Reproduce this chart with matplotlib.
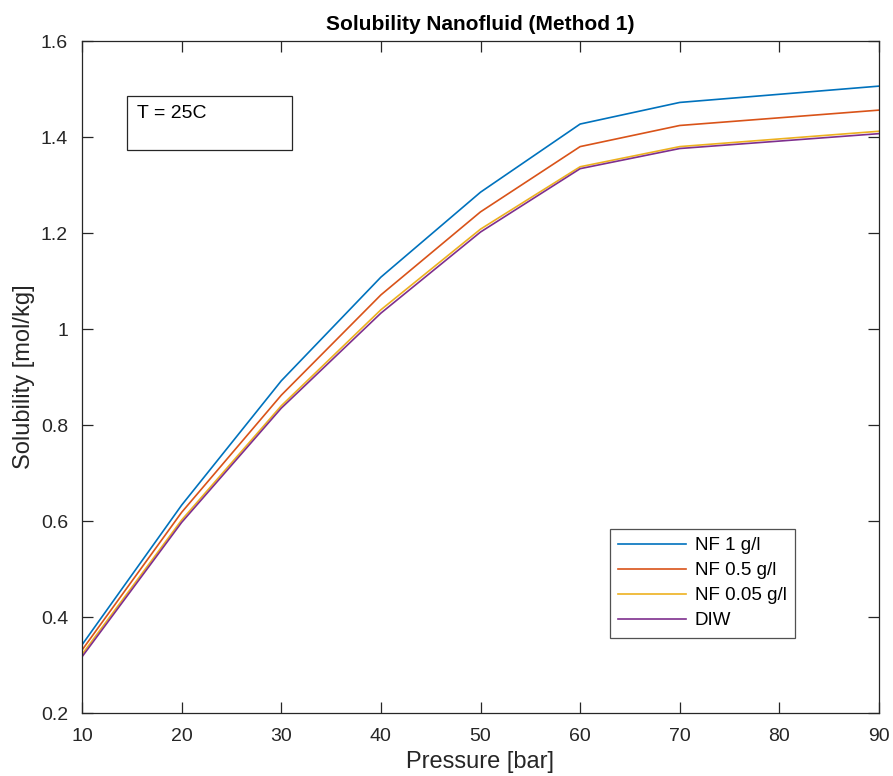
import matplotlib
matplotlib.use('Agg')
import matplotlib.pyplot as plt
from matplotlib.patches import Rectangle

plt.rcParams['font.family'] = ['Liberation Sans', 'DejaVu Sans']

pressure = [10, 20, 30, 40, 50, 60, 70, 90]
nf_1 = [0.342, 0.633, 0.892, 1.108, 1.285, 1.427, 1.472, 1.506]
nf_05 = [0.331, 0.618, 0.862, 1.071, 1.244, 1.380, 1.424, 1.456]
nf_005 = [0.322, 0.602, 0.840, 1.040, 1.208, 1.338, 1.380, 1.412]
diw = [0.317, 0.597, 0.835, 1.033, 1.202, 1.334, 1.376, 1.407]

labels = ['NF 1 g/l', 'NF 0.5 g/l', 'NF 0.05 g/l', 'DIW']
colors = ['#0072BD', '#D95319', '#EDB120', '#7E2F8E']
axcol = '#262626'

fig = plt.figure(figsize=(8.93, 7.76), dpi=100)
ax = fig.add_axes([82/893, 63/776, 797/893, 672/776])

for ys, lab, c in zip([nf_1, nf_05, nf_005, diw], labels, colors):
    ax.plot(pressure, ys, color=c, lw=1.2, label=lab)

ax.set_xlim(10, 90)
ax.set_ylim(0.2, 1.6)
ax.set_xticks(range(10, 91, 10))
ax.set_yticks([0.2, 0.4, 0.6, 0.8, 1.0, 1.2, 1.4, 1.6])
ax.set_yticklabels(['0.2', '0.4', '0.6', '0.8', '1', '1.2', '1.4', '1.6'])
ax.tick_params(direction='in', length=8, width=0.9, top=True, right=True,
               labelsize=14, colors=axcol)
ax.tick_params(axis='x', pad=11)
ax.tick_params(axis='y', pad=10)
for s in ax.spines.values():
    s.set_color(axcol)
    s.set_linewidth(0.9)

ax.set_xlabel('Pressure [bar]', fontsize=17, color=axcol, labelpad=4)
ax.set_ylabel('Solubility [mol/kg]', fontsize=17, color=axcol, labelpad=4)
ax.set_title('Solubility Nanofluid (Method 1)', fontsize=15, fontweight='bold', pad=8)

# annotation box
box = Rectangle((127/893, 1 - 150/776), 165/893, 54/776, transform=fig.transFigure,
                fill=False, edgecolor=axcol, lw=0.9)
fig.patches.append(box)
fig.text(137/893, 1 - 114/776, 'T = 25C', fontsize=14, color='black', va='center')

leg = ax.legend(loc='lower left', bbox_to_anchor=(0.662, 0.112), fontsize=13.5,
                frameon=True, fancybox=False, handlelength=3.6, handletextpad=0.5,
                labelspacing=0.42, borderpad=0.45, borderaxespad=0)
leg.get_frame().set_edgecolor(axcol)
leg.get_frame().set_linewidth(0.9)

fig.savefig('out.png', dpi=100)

OBJECTIVE
Begin at the first line of the material and copy each line exactly through the one containing "plt.rcParams['font.family'] = ['Liberation". Omit pictures.

OUTPUT OF THE TASK
Reproduce this chart with matplotlib.
import matplotlib
matplotlib.use('Agg')
import matplotlib.pyplot as plt
from matplotlib.patches import Rectangle

plt.rcParams['font.family'] = ['Liberation Sans', 'DejaVu Sans']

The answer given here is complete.